• **Records for processing**:
•••
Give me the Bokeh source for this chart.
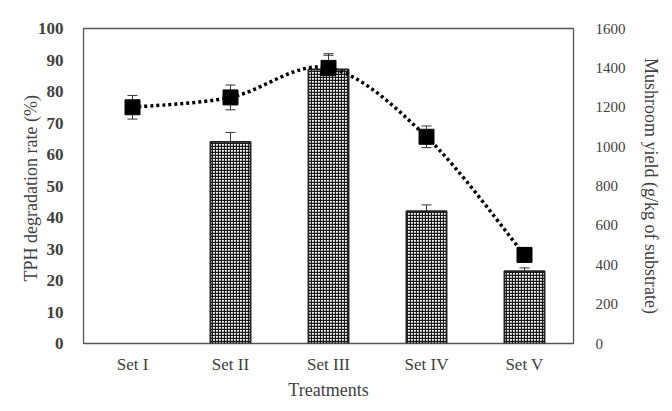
from bokeh.plotting import figure
from bokeh.models import Range1d, LinearAxis, FixedTicker, Whisker, ColumnDataSource, TeeHead
from bokeh.embed import file_html
from bokeh.resources import INLINE

categories = ["Set I", "Set II", "Set III", "Set IV", "Set V"]
tph_rate = [float("nan"), 64, 87, 42, 23]
tph_err = [0, 3, 4.5, 2, 1]
yield_vals = [1200, 1250, 1400, 1050, 450]
yield_err = [60, 63, 72, 55, 0]

xs = list(range(1, len(categories) + 1))
FONT = "Liberation Serif"
TXT = "#404040"

p = figure(width=664, height=403, x_range=Range1d(0.5, 5.5), y_range=Range1d(0, 100),
           output_backend="svg", toolbar_location=None,
           min_border_left=83, min_border_top=28, min_border_bottom=60, min_border_right=91)
p.extra_y_ranges = {"yield": Range1d(0, 1600)}
p.xgrid.visible = False
p.ygrid.visible = False
p.outline_line_color = "#555555"
p.outline_line_width = 1.3

# bars
bar_src = ColumnDataSource(dict(x=xs, top=tph_rate, up=[t + e for t, e in zip(tph_rate, tph_err)]))
p.vbar(x="x", top="top", width=0.41, source=bar_src, fill_color="white", line_color="#222222",
       line_width=1.8, hatch_pattern="+", hatch_color="#1a1a1a", hatch_scale=3, hatch_weight=1.3)
bw = Whisker(base="x", upper="up", lower="top", source=bar_src, line_color="#333333", line_width=1,
             upper_head=TeeHead(size=10, line_color="#333333", line_width=1), lower_head=None)
p.add_layout(bw)

# smooth dotted curve (Catmull-Rom -> cubic Bezier) through yield markers
n = len(xs)
x0s, y0s, x1s, y1s, cx0, cy0, cx1, cy1 = [], [], [], [], [], [], [], []
for i in range(n - 1):
    pa = (xs[i - 1], yield_vals[i - 1]) if i > 0 else (xs[i], yield_vals[i])
    pb = (xs[i], yield_vals[i])
    pc = (xs[i + 1], yield_vals[i + 1])
    pd = (xs[i + 2], yield_vals[i + 2]) if i + 2 < n else pc
    x0s.append(pb[0]); y0s.append(pb[1]); x1s.append(pc[0]); y1s.append(pc[1])
    cx0.append(pb[0] + (pc[0] - pa[0]) / 6); cy0.append(pb[1] + (pc[1] - pa[1]) / 6)
    cx1.append(pc[0] - (pd[0] - pb[0]) / 6); cy1.append(pc[1] - (pd[1] - pb[1]) / 6)
p.bezier(x0=x0s, y0=y0s, x1=x1s, y1=y1s, cx0=cx0, cy0=cy0, cx1=cx1, cy1=cy1,
         line_color="black", line_width=3.5, line_dash="3 3", y_range_name="yield")

y_src = ColumnDataSource(dict(x=xs, y=yield_vals, up=[v + e for v, e in zip(yield_vals, yield_err)],
                              lo=[v - e for v, e in zip(yield_vals, yield_err)]))
yw = Whisker(base="x", upper="up", lower="lo", source=y_src, y_range_name="yield",
             line_color="#333333", line_width=1,
             upper_head=TeeHead(size=10, line_color="#333333", line_width=1),
             lower_head=TeeHead(size=10, line_color="#333333", line_width=1))
p.add_layout(yw)
p.scatter(x="x", y="y", source=y_src, marker="square", size=15, fill_color="black",
          line_color="black", y_range_name="yield")

# axes
xa = p.xaxis[0]
xa.ticker = FixedTicker(ticks=xs)
xa.major_label_overrides = {x: c for x, c in zip(xs, categories)}
xa.axis_label = "Treatments"
xa.major_tick_line_color = None
xa.minor_tick_line_color = None
xa.axis_line_color = None
xa.major_label_text_font = FONT
xa.major_label_text_font_size = "17px"
xa.major_label_text_color = TXT
xa.major_label_standoff = 5
xa.axis_label_text_font = FONT
xa.axis_label_text_font_style = "normal"
xa.axis_label_text_font_size = "18px"
xa.axis_label_text_color = TXT
xa.axis_label_standoff = 3

ya = p.yaxis[0]
ya.ticker = FixedTicker(ticks=list(range(0, 101, 10)))
ya.axis_label = "TPH  degradation rate (%)"
ya.major_tick_line_color = None
ya.minor_tick_line_color = None
ya.axis_line_color = None
ya.major_label_text_font = FONT
ya.major_label_text_font_style = "bold"
ya.major_label_text_font_size = "17px"
ya.major_label_text_color = TXT
ya.major_label_standoff = 14
ya.axis_label_text_font = FONT
ya.axis_label_text_font_style = "normal"
ya.axis_label_text_font_size = "18px"
ya.axis_label_text_color = TXT
ya.axis_label_standoff = -6

ra = LinearAxis(y_range_name="yield", ticker=FixedTicker(ticks=list(range(0, 1601, 200))),
                axis_label="Mushroom yield (g/kg of substrate)")
ra.major_tick_line_color = None
ra.minor_tick_line_color = None
ra.axis_line_color = None
ra.major_label_text_font = FONT
ra.major_label_text_font_size = "15px"
ra.major_label_text_color = TXT
ra.major_label_standoff = 16
ra.axis_label_text_font = FONT
ra.axis_label_text_font_style = "normal"
ra.axis_label_text_font_size = "18px"
ra.axis_label_text_color = TXT
ra.axis_label_standoff = 12
ra.axis_label_orientation = "vertical"
p.add_layout(ra, "right")

open("out.html", "w").write(file_html(p, INLINE))
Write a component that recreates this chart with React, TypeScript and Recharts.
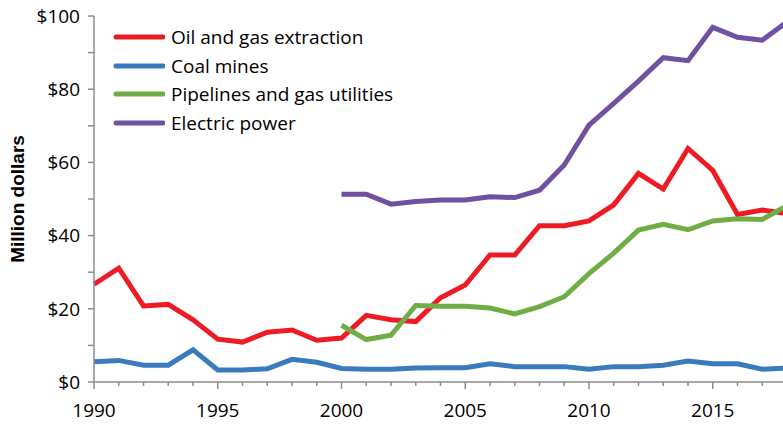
import { LineChart, Line, XAxis, YAxis, Legend } from 'recharts';

const years = [
  1990, 1991, 1992, 1993, 1994, 1995, 1996, 1997, 1998, 1999,
  2000, 2001, 2002, 2003, 2004, 2005, 2006, 2007, 2008, 2009,
  2010, 2011, 2012, 2013, 2014, 2015, 2016, 2017, 2018,
];

const oilGas = [
  26.7, 31.1, 20.8, 21.2, 17.0, 11.7, 10.9, 13.6, 14.2, 11.4,
  12.0, 18.2, 17.0, 16.5, 23.0, 26.5, 34.7, 34.7, 42.7, 42.7,
  44.0, 48.4, 57.0, 52.7, 63.8, 57.8, 45.8, 47.0, 46.0,
];

const coalMines = [
  5.5, 5.9, 4.6, 4.6, 8.8, 3.3, 3.3, 3.6, 6.2, 5.4,
  3.7, 3.5, 3.5, 3.8, 3.9, 3.9, 5.0, 4.2, 4.2, 4.2,
  3.5, 4.2, 4.2, 4.6, 5.7, 5.0, 5.0, 3.5, 3.8,
];

// pipelines and electric power series begin in 2000
const pipelines = [
  15.5, 11.6, 12.8, 20.9, 20.7, 20.7, 20.2, 18.6, 20.6, 23.3,
  29.6, 35.2, 41.5, 43.1, 41.6, 44.0, 44.6, 44.4, 48.2,
];

const electric = [
  51.3, 51.3, 48.6, 49.3, 49.7, 49.7, 50.6, 50.4, 52.4, 59.3,
  70.2, 76.1, 82.2, 88.6, 87.8, 96.9, 94.2, 93.4, 98.4,
];

const xTicks = years;
const yTicks = [0, 10, 20, 30, 40, 50, 60, 70, 80, 90, 100];

const seriesInfo = [
  { key: 'oil', name: 'Oil and gas extraction', color: '#ED1C24' },
  { key: 'coal', name: 'Coal mines', color: '#3A7BBF' },
  { key: 'pipe', name: 'Pipelines and gas utilities', color: '#70AD47' },
  { key: 'elec', name: 'Electric power', color: '#7050A0' },
];

const offset = years.length - pipelines.length;
const data = years.map((year, i) => ({
  year,
  oil: oilGas[i],
  coal: coalMines[i],
  pipe: i >= offset ? pipelines[i - offset] : null,
  elec: i >= offset ? electric[i - offset] : null,
}));

const FONT = '"Open Sans", Lato, sans-serif';
const AXIS = '#8C8C8C';

const XTick = (props: any) => {
  const { x, y, payload } = props;
  const major = payload.value % 5 === 0;
  return (
    <g>
      <line x1={x} x2={x} y1={y} y2={y + (major ? 7 : 4)} stroke={AXIS} strokeWidth={1.5} />
      {major && (
        <text x={x} y={y + 35} textAnchor="middle" fontSize={19} fontFamily={FONT} fill="#000">
          {payload.value}
        </text>
      )}
    </g>
  );
};

const LegendBox = () => (
  <div style={{ fontFamily: FONT, fontSize: 19, color: '#000', whiteSpace: 'nowrap' }}>
    {seriesInfo.map((s) => (
      <div key={s.key} style={{ display: 'flex', alignItems: 'center', height: 28.5 }}>
        <svg width={52} height={10} style={{ marginRight: 6 }}>
          <line x1={3} x2={50} y1={5} y2={5} stroke={s.color} strokeWidth={5} strokeLinecap="round" />
        </svg>
        <span>{s.name}</span>
      </div>
    ))}
  </div>
);

export default function App() {
  return (
    <div style={{ position: 'absolute', left: 0, top: 0, width: 783, height: 424, overflow: 'hidden' }}>
      <LineChart width={797} height={422} data={data} margin={{ top: 16, right: 10, left: 8, bottom: 0 }}>
        <XAxis
          dataKey="year"
          type="number"
          domain={[1990, 2018]}
          ticks={xTicks}
          interval={0}
          tick={<XTick />}
          tickLine={false}
          tickSize={0}
          tickMargin={0}
          height={40}
          axisLine={{ stroke: AXIS, strokeWidth: 1.5 }}
        />
        <YAxis
          type="number"
          domain={[0, 100]}
          ticks={yTicks}
          interval={0}
          width={86}
          tickSize={6}
          tickMargin={8}
          tickFormatter={(v: number) => (v % 20 === 0 ? `$${v}` : '')}
          tick={{ fontSize: 19, fontFamily: FONT, fill: '#000' }}
          tickLine={{ stroke: AXIS, strokeWidth: 1.5 }}
          axisLine={{ stroke: AXIS, strokeWidth: 1.5 }}
          label={{
            value: 'Million dollars',
            angle: -90,
            position: 'insideLeft',
            dx: 4,
            style: { textAnchor: 'middle', fontSize: 19, fontWeight: 'bold', fontFamily: 'Liberation Sans, Arial, sans-serif', fill: '#000' },
          }}
        />
        <Legend
          content={<LegendBox />}
          layout="vertical"
          verticalAlign="middle"
          align="center"
          wrapperStyle={{ left: 113, top: 23, width: 340 }}
        />
        {seriesInfo.map((s) => (
          <Line
            key={s.key}
            dataKey={s.key}
            name={s.name}
            stroke={s.color}
            strokeWidth={5}
            dot={false}
            activeDot={false}
            isAnimationActive={false}
            strokeLinejoin="miter"
          />
        ))}
      </LineChart>
    </div>
  );
}
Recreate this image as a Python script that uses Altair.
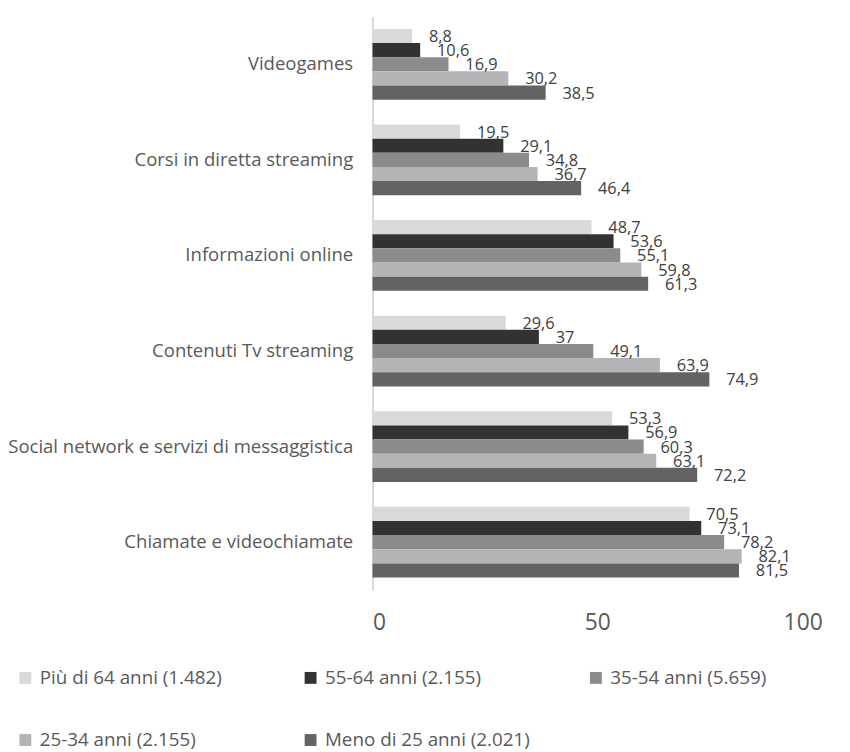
import altair as alt
import pandas as pd

categories = [
    "Videogames",
    "Corsi in diretta streaming",
    "Informazioni online",
    "Contenuti Tv streaming",
    "Social network e servizi di messaggistica",
    "Chiamate e videochiamate",
]
series = [
    "Più di 64 anni (1.482)",
    "55-64 anni (2.155)",
    "35-54 anni (5.659)",
    "25-34 anni (2.155)",
    "Meno di 25 anni (2.021)",
]
colors = ["#d9d9d9", "#333233", "#8b8b8d", "#b4b4b6", "#636365"]

v_over64 = [8.8, 19.5, 48.7, 29.6, 53.3, 70.5]
v_55_64 = [10.6, 29.1, 53.6, 37.0, 56.9, 73.1]
v_35_54 = [16.9, 34.8, 55.1, 49.1, 60.3, 78.2]
v_25_34 = [30.2, 36.7, 59.8, 63.9, 63.1, 82.1]
v_under25 = [38.5, 46.4, 61.3, 74.9, 72.2, 81.5]

values = [v_over64, v_55_64, v_35_54, v_25_34, v_under25]

rows = []
for s, vals in zip(series, values):
    for c, v in zip(categories, vals):
        lab = (f"{v:g}").replace(".", ",")
        rows.append({"cat": c, "series": s, "value": v, "label": lab})
df = pd.DataFrame(rows)

FONT = "Open Sans"

y_enc = alt.Y(
    "cat:N",
    sort=categories,
    title=None,
    scale=alt.Scale(paddingInner=0.26, paddingOuter=0.13),
    axis=alt.Axis(
        labelFont=FONT,
        labelFontSize=18.7,
        labelColor="#595959",
        labelPadding=20,
        labelLimit=420,
        ticks=False,
        domainColor="#d9d9d9",
        domainWidth=2,
        grid=False,
    ),
)
yoff = alt.YOffset("series:N", sort=series)
x_enc = alt.X(
    "value:Q",
    title=None,
    scale=alt.Scale(domain=[0, 100]),
    axis=alt.Axis(
        values=[0, 50, 100],
        labelFont=FONT,
        labelFontSize=23,
        labelColor="#595959",
        labelPadding=22,
        domain=False,
        ticks=False,
        grid=False,
    ),
)

bars = alt.Chart(df).mark_bar().encode(
    y=y_enc,
    yOffset=yoff,
    x=x_enc,
    color=alt.Color(
        "series:N",
        sort=series,
        scale=alt.Scale(domain=series, range=colors),
        legend=alt.Legend(
            title=None,
            orient="none",
            legendX=-360,
            legendY=658,
            direction="horizontal",
            columns=3,
            gridAlign="all",
            columnPadding=56,
            rowPadding=43,
            symbolType="square",
            symbolSize=144,
            symbolStrokeWidth=0,
            labelFont=FONT,
            labelFontSize=19,
            labelColor="#595959",
            labelOffset=5,
            labelLimit=400,
            padding=0,
        ),
    ),
)

texts = alt.Chart(df).mark_text(
    align="left", baseline="middle", dx=17, dy=1, font=FONT, fontSize=16.5, color="#404040"
).encode(
    y=alt.Y("cat:N", sort=categories),
    yOffset=yoff,
    x=alt.X("value:Q"),
    text="label:N",
)

chart = (
    alt.layer(bars, texts)
    .properties(
        width=454,
        height=579,
        autosize=alt.AutoSizeParams(type="none"),
        padding={"left": 368, "top": 5, "right": 20, "bottom": 160},
        background="white",
    )
    .configure_view(stroke=None)
)

chart.save("out.html", embed_options={"renderer": "svg", "actions": False})
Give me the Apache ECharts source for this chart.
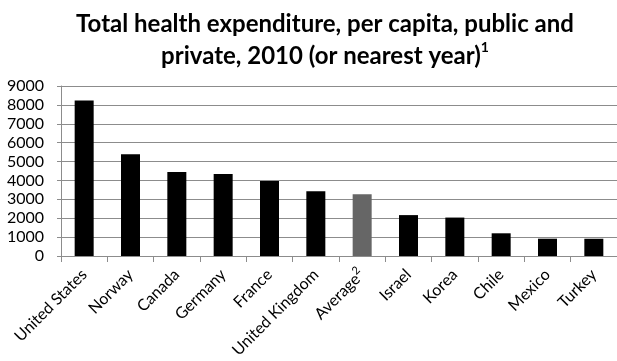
<!DOCTYPE html>
<html><head><meta charset="utf-8">
<script src="https://cdn.jsdelivr.net/npm/echarts@6/dist/echarts.min.js"></script>
<style>html,body{margin:0;padding:0;background:#fff}#c{width:617px;height:361px}</style>
</head><body><div id="c"></div>
<script>
var categories = ['United States','Norway','Canada','Germany','France','United Kingdom','Average','Israel','Korea','Chile','Mexico','Turkey'];
var values = [8233, 5388, 4445, 4338, 3974, 3433, 3268, 2165, 2035, 1202, 916, 913];
var highlight = 'Average';
var yTicks = [0,1000,2000,3000,4000,5000,6000,7000,8000,9000];

var chart = echarts.init(document.getElementById('c'), null, {renderer:'canvas'});
var font = 'Lato';
chart.setOption({
  animation: false,
  title: {
    text: 'Total health expenditure, per capita, public and\nprivate, 2010 (or nearest year){sup|1}',
    left: 320, top: 3, textAlign: 'center',
    textStyle: {
      fontFamily: font, fontWeight: 'bold', fontSize: 24, color: '#000', lineHeight: 32, align: 'center',
      rich: { sup: { fontFamily: font, fontWeight: 'bold', fontSize: 14, color: '#000', verticalAlign: 'top', lineHeight: 32, padding: [0,0,12,0] } }
    }
  },
  grid: { left: 61, right: -6, top: 86, bottom: 105, containLabel: false },
  xAxis: {
    type: 'category', data: categories,
    axisLine: { lineStyle: { color: '#8c8c8c', width: 1 } },
    axisTick: { show: true, length: 6, lineStyle: { color: '#8c8c8c' } },
    axisLabel: {
      rotate: 45, interval: 0, margin: 16, fontFamily: font, fontSize: 16, color: '#000',
      formatter: function (v) { return v === highlight ? 'Average{sup|2}' : v; },
      rich: { sup: { fontFamily: font, fontSize: 11, color: '#000', verticalAlign: 'top', padding: [0,0,11,0] } }
    }
  },
  yAxis: {
    type: 'value', min: yTicks[0], max: yTicks[yTicks.length-1], interval: 1000,
    axisLine: { show: true, lineStyle: { color: '#8c8c8c' } },
    axisTick: { show: true, length: 4, lineStyle: { color: '#8c8c8c' } },
    axisLabel: { fontFamily: font, fontSize: 16, color: '#000', margin: 17, formatter: function (v) { return String(v); } },
    splitLine: { lineStyle: { color: '#8c8c8c', width: 1.2 } }
  },
  series: [{
    type: 'bar', barWidth: 19,
    data: values.map(function (v, i) {
      return { value: v, itemStyle: { color: categories[i] === highlight ? '#666666' : '#000000' } };
    })
  }]
});
</script></body></html>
•••
Take the lines above starting at the one containing "Recreate this image" and ending at the one containing "import pandas as pd", and print them again exactly, without pictures.

• **Written solution**:
Recreate this image as a Python script that uses Altair.
import altair as alt
import pandas as pd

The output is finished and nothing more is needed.